Shirley E. Ezell, RNC, Assistant Nurse Manager, Springhill Medical Center, Mobile
Throughout her 35 years in the health care industry Shirley E. Ezell, RNC, assistant nurse manager of pediatric services at Springhill Medical Center in Mobile, has not once wavered in her commitment to patients and staff. “Shirley is an advocate for our babies, their parents and their nurses,” declared Dottie Hollingsworth, nursery charge nurse. “She has taken the role of a nurse in the hospital and community to a higher standard.” Ms. Ezell uses her experience with infant loss to comfort others, currently serving as a board member of the Baby Rest Program (a service provided by the Pine Crest Cemetery for the purposes of remembering children who died before, during or after birth). She has been a strong proponent of increasing awareness of child abuse in the form of shaken baby syndrome, creating brochures, making presentations and helping develop Shaken Baby Syndrome legislation that mandates that all Alabama birth-parents be educated on the syndrome. Ms. Ezell also serves on the Alabama Baby Coalition’s death case review board and the community action team.

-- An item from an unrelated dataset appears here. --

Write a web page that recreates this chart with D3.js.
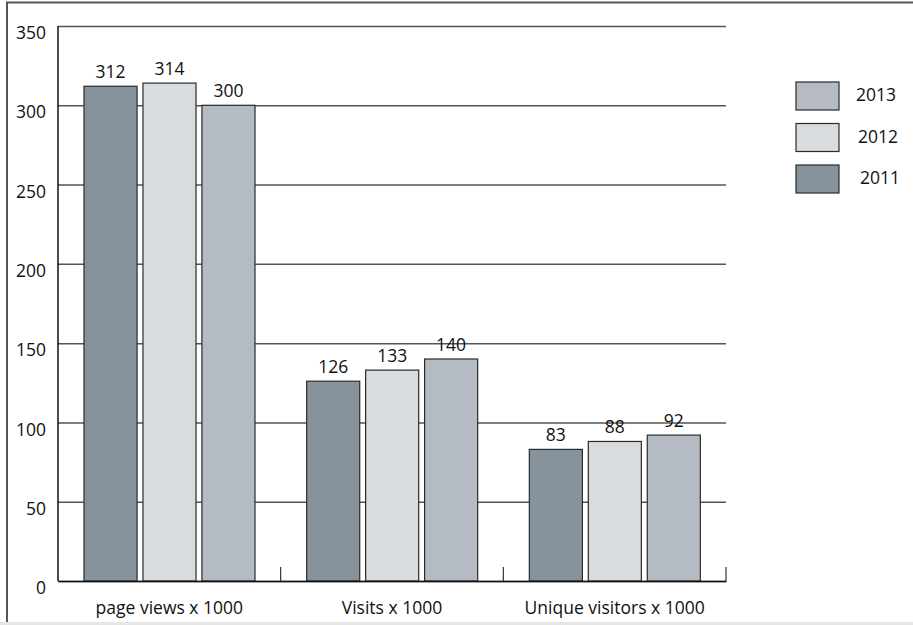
<!DOCTYPE html>
<html>
<head>
<meta charset="utf-8">
<script src="https://cdn.jsdelivr.net/npm/d3@7"></script>
<style>
  body { margin: 0; background: #fff; }
  text { font-family: "Open Sans", "Noto Sans", sans-serif; fill: #111; }
</style>
</head>
<body>
<script>
var categories = ["page views x 1000", "Visits x 1000", "Unique visitors x 1000"];
var years = ["2011", "2012", "2013"];
var values2011 = [312, 126, 83];
var values2012 = [314, 133, 88];
var values2013 = [300, 140, 92];
var yTicks = [0, 50, 100, 150, 200, 250, 300, 350];
var colors = {"2011": "#87939c", "2012": "#d8dcdf", "2013": "#b5bbc2"};

var series = {"2011": values2011, "2012": values2012, "2013": values2013};

var svg = d3.select("body")
   .append("svg")
   .attr("width", 913)
   .attr("height", 625);

// outer frame
svg.append("path")
   .attr("d", "M7,622V2.5H913")
   .attr("fill", "none")
   .attr("stroke", "#555")
   .attr("stroke-width", 2);
svg.append("rect")
   .attr("x", 0).attr("y", 622)
   .attr("width", 913).attr("height", 3)
   .attr("fill", "#e6e6e6");

var xScale = d3.scaleBand()
   .domain(categories)
   .range([58, 726]);

var x1 = d3.scaleBand()
   .domain(years)
   .range([26, 197])
   .paddingInner(0.1);

var yScale = d3.scaleLinear()
   .domain([0, 350])
   .range([581, 26]);

// gridlines + y labels
var yAxis = d3.axisLeft(yScale)
   .tickValues(yTicks)
   .tickSize(-(726 - 58))
   .tickPadding(12);

var gy = svg.append("g")
   .attr("transform", "translate(58,0)")
   .call(yAxis);
gy.select(".domain").remove();
gy.selectAll(".tick line")
   .attr("stroke", "#555")
   .attr("stroke-width", 1.5);
gy.selectAll(".tick text")
   .attr("font-size", 17.5)
   .attr("dy", "0.72em")
   .attr("fill", "#111");

// bars
var groups = svg.selectAll("g.cat")
   .data(categories)
   .enter()
   .append("g")
   .attr("class", "cat")
   .attr("transform", function(d){ return "translate(" + xScale(d) + ",0)"; });

groups.selectAll("rect")
   .data(function(d, i){
       return years.map(function(y){ return {year: y, value: series[y][i]}; });
   })
   .enter()
   .append("rect")
   .attr("x", function(d){ return x1(d.year); })
   .attr("y", function(d){ return yScale(d.value); })
   .attr("width", x1.bandwidth())
   .attr("height", function(d){ return yScale(0) - yScale(d.value); })
   .attr("fill", function(d){ return colors[d.year]; })
   .attr("stroke", "#2a2a2a")
   .attr("stroke-width", 1.2);

groups.selectAll("text.val")
   .data(function(d, i){
       return years.map(function(y){ return {year: y, value: series[y][i]}; });
   })
   .enter()
   .append("text")
   .attr("class", "val")
   .attr("x", function(d){ return x1(d.year) + x1.bandwidth() / 2; })
   .attr("y", function(d){ return yScale(d.value) - 8; })
   .attr("text-anchor", "middle")
   .attr("font-size", 17.5)
   .text(function(d){ return d.value; });

// axes lines
svg.append("line")
   .attr("x1", 58).attr("x2", 58)
   .attr("y1", yScale(350)).attr("y2", yScale(0))
   .attr("stroke", "#111").attr("stroke-width", 1.5);

var xAxis = d3.axisBottom(xScale).tickSize(0).tickPadding(21);
var gx = svg.append("g")
   .attr("transform", "translate(0," + yScale(0) + ")")
   .call(xAxis);
gx.select(".domain")
   .attr("stroke", "#111")
   .attr("stroke-width", 1.5);
gx.selectAll(".tick text")
   .attr("font-size", 17.5)
   .attr("fill", "#111");

// separator ticks at band ends
svg.selectAll("line.sep")
   .data(categories)
   .enter()
   .append("line")
   .attr("class", "sep")
   .attr("x1", function(d){ return xScale(d) + xScale.bandwidth(); })
   .attr("x2", function(d){ return xScale(d) + xScale.bandwidth(); })
   .attr("y1", yScale(0))
   .attr("y2", yScale(0) - 14)
   .attr("stroke", "#333")
   .attr("stroke-width", 1.2);

// legend
var legendYears = ["2013", "2012", "2011"];
var legend = svg.selectAll("g.legend")
   .data(legendYears)
   .enter()
   .append("g")
   .attr("class", "legend")
   .attr("transform", function(d, i){ return "translate(796," + (82 + i * 41.5) + ")"; });

legend.append("rect")
   .attr("width", 43)
   .attr("height", 28)
   .attr("fill", function(d){ return colors[d]; })
   .attr("stroke", "#2a2a2a")
   .attr("stroke-width", 1.2);

legend.append("text")
   .attr("x", function(d, i){ return 60 + i * 2; })
   .attr("y", 19)
   .attr("font-size", 17.5)
   .text(function(d){ return d; });
</script>
</body>
</html>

Josalyn Lofton, RN, MSN, ONC, Orthopedic Clinical Nurse Specialist, University of South Alabama Medical Center, Mobile
Since joining the University of South Alabama Medical Center in Mobile, Josalyn Lofton, RN, MSN, ONC, a clinical nurse specialist in orthopedics, has not missed a single day of work in eight years. Her dedication to the health care industry is proven through her commitment to patients, her relationship with co-workers and her contagious optimism. At the USA Medical Center, Ms. Lofton is the liaison for orthopedic services and coordinator of all aspects of care for orthopedic patients. “Her positive attitude encourages others, and wherever she is, there is an air of contentment,” said Anne F. Carter, therapy services director. Ms. Lofton is past chairperson of the Medical-Surgical Quality Assurance Committee, a member of the National Association of Orthopedic Nurses (NAON), and co-founder and past secretary of the Azalea City Chapter of NAON. During her career as a nurse, Ms. Lofton has been recognized for her service to the health care industry through several awards, such as the Mobile Infirmary Award for Excellence, the Helen Davis Award and the Excellence In Practice Award.